_WRITTEN INSTRUCTION_:
Skip all pictures, then copy the lines from the start of the data through the line with "(0,0) rectangle (2438,691);", keeping both ends.

_DATA EXCERPT_:
════════════════

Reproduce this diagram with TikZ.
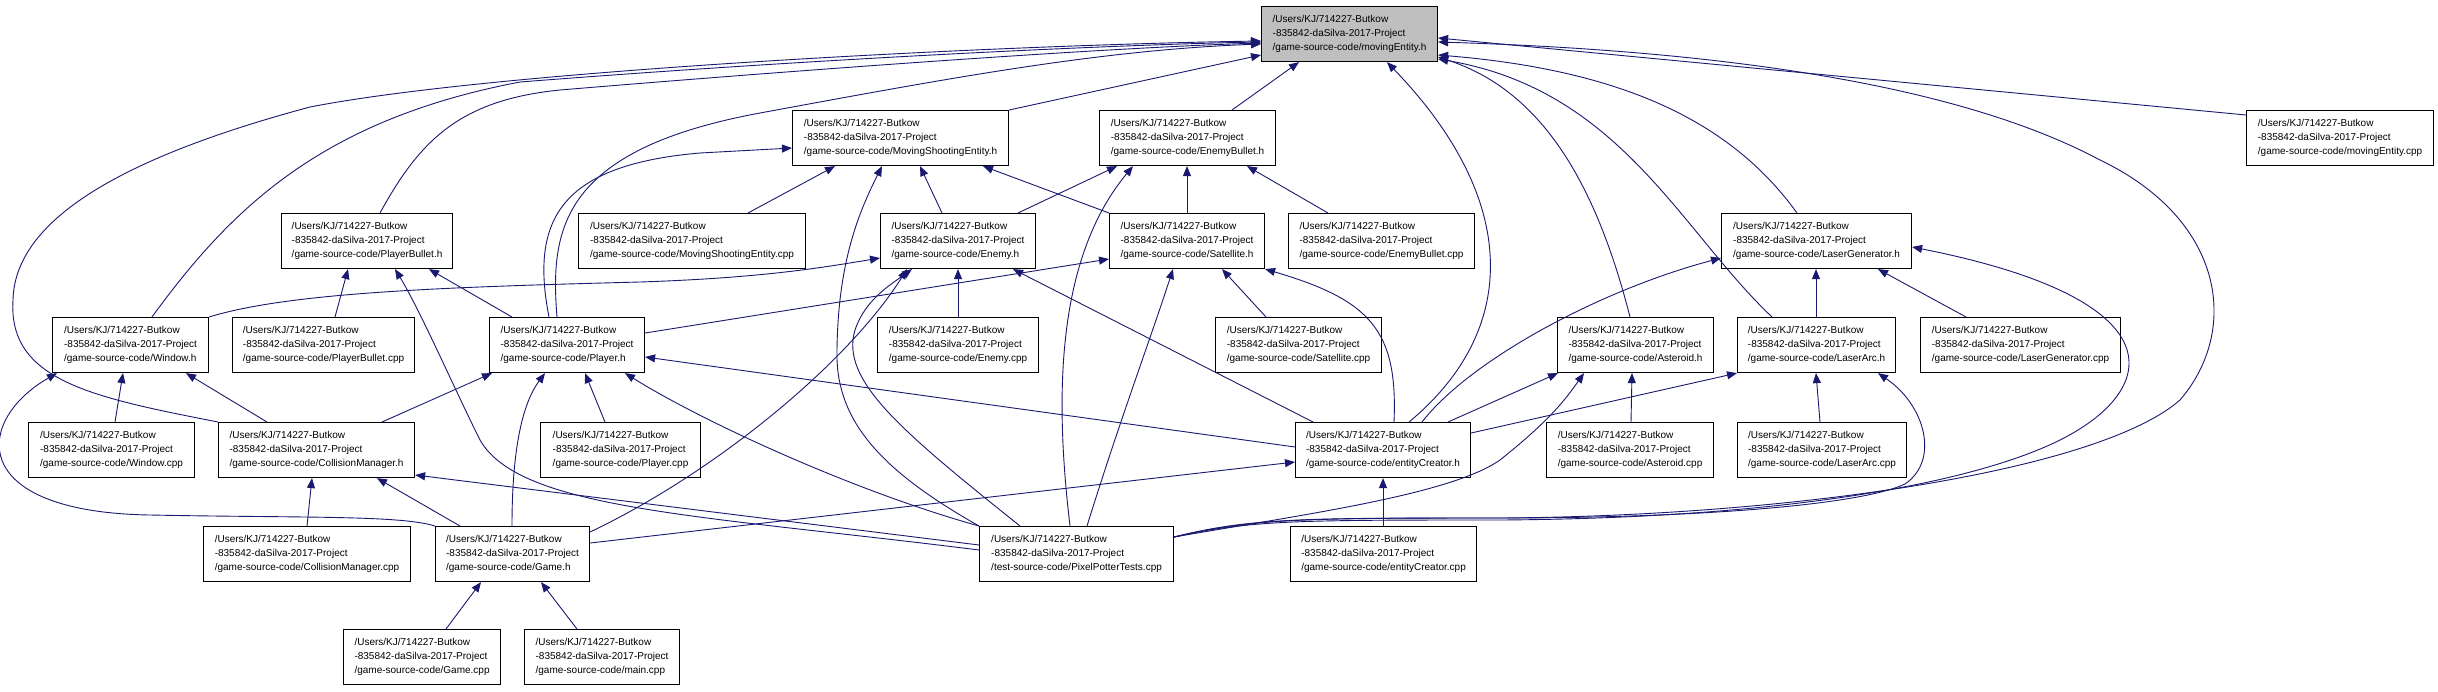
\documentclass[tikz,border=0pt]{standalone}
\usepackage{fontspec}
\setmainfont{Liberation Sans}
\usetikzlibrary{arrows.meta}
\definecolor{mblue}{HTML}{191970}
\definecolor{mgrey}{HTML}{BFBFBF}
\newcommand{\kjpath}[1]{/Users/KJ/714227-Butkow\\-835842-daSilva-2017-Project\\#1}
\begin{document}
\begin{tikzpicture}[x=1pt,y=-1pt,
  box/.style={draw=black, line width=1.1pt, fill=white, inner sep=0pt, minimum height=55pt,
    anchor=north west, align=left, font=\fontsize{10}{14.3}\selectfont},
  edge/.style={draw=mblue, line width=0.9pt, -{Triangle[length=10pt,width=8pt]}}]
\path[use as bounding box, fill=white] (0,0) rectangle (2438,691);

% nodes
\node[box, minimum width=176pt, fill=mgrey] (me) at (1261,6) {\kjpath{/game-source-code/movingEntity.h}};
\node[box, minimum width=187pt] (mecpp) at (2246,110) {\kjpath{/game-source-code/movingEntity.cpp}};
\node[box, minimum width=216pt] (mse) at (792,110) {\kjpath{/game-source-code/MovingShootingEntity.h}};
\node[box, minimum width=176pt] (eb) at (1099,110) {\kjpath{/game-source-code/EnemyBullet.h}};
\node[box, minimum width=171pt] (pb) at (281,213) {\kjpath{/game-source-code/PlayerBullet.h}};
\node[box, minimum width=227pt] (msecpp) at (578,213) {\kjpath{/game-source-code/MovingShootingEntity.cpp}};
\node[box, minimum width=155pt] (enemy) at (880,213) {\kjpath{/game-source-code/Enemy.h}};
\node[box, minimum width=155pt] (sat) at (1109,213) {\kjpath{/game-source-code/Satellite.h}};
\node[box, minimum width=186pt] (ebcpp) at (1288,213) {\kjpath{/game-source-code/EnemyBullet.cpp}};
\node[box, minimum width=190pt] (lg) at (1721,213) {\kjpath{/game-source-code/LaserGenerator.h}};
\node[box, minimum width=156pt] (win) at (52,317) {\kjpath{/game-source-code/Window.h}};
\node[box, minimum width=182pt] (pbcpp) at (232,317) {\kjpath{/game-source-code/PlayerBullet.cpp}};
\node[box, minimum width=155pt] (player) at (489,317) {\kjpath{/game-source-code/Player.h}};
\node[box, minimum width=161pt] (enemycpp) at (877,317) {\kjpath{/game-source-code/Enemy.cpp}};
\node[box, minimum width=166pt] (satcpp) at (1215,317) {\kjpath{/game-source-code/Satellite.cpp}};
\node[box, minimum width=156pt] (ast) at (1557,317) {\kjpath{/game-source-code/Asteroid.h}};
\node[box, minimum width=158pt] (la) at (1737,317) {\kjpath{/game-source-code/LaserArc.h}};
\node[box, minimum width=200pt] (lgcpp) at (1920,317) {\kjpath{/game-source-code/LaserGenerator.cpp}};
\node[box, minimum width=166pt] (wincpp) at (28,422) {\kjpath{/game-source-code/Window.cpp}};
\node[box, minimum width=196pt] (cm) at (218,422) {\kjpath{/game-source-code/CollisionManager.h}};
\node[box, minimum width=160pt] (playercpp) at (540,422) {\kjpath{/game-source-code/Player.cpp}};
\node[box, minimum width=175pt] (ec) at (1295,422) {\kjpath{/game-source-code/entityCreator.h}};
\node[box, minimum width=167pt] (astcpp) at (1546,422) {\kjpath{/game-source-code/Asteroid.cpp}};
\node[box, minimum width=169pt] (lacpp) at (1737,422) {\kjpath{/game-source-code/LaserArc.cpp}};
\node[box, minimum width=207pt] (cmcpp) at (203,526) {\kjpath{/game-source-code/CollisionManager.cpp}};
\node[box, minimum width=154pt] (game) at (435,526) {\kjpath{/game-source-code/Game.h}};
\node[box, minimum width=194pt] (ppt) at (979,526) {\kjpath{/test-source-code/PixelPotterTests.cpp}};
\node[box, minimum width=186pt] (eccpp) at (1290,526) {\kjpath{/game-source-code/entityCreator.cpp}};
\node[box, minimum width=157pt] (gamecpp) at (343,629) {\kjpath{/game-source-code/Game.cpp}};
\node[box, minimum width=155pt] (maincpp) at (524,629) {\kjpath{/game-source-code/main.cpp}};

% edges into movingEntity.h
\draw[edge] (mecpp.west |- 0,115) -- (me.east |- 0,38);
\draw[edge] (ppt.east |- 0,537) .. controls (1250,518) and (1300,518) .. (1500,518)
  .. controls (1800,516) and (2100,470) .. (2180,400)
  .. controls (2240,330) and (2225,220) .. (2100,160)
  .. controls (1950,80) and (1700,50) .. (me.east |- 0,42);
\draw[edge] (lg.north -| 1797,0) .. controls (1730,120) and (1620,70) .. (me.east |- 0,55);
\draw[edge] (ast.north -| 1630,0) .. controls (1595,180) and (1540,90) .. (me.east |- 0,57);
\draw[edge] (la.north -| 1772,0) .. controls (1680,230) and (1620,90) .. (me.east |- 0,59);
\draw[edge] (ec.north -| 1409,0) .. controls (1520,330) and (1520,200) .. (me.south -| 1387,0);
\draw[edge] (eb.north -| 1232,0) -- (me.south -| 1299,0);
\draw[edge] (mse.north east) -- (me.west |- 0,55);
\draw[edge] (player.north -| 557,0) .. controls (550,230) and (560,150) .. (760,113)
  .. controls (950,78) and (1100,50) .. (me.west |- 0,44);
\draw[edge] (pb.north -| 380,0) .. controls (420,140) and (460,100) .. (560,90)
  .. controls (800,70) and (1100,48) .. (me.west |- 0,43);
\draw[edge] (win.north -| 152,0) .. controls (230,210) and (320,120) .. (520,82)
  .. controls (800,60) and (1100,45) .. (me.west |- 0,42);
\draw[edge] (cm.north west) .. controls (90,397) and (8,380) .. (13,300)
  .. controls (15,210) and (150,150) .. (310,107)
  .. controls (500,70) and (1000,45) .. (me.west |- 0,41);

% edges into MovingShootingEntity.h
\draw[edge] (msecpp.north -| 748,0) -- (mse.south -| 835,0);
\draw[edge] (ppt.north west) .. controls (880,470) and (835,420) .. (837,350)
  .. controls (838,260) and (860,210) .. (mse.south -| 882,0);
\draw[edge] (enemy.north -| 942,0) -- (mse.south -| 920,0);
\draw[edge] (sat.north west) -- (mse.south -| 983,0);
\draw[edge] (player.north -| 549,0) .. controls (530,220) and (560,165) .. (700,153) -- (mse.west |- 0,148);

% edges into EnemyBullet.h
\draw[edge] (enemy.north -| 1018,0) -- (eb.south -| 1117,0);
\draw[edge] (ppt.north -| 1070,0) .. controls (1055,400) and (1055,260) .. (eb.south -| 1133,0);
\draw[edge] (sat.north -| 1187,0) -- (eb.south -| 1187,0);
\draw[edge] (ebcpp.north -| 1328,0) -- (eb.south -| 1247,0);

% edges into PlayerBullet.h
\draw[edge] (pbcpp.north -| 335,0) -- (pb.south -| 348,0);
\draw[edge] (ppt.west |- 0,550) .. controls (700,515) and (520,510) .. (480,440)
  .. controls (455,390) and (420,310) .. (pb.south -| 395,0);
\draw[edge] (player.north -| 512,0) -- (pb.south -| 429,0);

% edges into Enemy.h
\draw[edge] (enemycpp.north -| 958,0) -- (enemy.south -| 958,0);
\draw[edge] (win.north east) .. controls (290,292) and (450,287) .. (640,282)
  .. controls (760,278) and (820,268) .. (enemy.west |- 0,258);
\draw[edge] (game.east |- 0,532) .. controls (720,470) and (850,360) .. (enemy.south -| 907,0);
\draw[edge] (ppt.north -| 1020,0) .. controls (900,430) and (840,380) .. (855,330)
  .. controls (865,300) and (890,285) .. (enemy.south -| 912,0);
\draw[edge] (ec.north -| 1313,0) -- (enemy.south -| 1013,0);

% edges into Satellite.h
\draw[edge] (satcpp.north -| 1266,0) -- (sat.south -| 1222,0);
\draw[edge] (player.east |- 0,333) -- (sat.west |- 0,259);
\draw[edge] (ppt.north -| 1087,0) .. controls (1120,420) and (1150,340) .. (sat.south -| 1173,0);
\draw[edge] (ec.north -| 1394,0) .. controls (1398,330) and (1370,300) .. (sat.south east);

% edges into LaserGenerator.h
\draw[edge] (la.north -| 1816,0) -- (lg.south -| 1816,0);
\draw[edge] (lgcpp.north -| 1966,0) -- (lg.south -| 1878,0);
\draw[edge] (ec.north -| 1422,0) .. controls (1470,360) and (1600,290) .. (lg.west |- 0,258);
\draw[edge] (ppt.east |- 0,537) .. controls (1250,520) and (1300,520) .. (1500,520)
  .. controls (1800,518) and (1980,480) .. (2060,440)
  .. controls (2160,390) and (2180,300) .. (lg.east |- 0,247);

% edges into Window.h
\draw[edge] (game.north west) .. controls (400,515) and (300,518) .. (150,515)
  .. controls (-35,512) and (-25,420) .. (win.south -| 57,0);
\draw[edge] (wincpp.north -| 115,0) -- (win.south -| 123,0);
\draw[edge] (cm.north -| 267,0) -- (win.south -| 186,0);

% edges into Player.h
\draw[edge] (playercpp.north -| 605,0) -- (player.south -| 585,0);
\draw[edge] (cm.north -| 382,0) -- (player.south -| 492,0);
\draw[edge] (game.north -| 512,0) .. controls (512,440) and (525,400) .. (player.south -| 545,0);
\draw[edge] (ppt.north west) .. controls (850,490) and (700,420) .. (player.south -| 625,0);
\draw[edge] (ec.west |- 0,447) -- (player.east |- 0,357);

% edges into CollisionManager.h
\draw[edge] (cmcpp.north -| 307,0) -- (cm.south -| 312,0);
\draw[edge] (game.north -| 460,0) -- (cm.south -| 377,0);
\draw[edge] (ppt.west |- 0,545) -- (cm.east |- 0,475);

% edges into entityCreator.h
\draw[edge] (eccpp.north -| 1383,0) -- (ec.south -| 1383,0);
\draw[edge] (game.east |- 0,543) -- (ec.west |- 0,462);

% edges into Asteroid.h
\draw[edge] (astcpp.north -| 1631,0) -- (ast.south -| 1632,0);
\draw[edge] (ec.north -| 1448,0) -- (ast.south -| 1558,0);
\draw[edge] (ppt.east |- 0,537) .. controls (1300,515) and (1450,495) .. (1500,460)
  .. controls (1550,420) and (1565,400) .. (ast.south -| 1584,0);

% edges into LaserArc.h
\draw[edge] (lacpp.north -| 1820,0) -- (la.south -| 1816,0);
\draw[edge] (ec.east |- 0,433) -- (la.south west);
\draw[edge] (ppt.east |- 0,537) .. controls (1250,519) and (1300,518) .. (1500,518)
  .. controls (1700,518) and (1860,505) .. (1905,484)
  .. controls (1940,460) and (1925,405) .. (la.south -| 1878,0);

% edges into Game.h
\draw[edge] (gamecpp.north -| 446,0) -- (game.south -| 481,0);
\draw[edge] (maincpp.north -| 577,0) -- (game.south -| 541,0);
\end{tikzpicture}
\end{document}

════════════════

_CORRECT RESULT_:
Reproduce this diagram with TikZ.
\documentclass[tikz,border=0pt]{standalone}
\usepackage{fontspec}
\setmainfont{Liberation Sans}
\usetikzlibrary{arrows.meta}
\definecolor{mblue}{HTML}{191970}
\definecolor{mgrey}{HTML}{BFBFBF}
\newcommand{\kjpath}[1]{/Users/KJ/714227-Butkow\\-835842-daSilva-2017-Project\\#1}
\begin{document}
\begin{tikzpicture}[x=1pt,y=-1pt,
  box/.style={draw=black, line width=1.1pt, fill=white, inner sep=0pt, minimum height=55pt,
    anchor=north west, align=left, font=\fontsize{10}{14.3}\selectfont},
  edge/.style={draw=mblue, line width=0.9pt, -{Triangle[length=10pt,width=8pt]}}]
\path[use as bounding box, fill=white] (0,0) rectangle (2438,691);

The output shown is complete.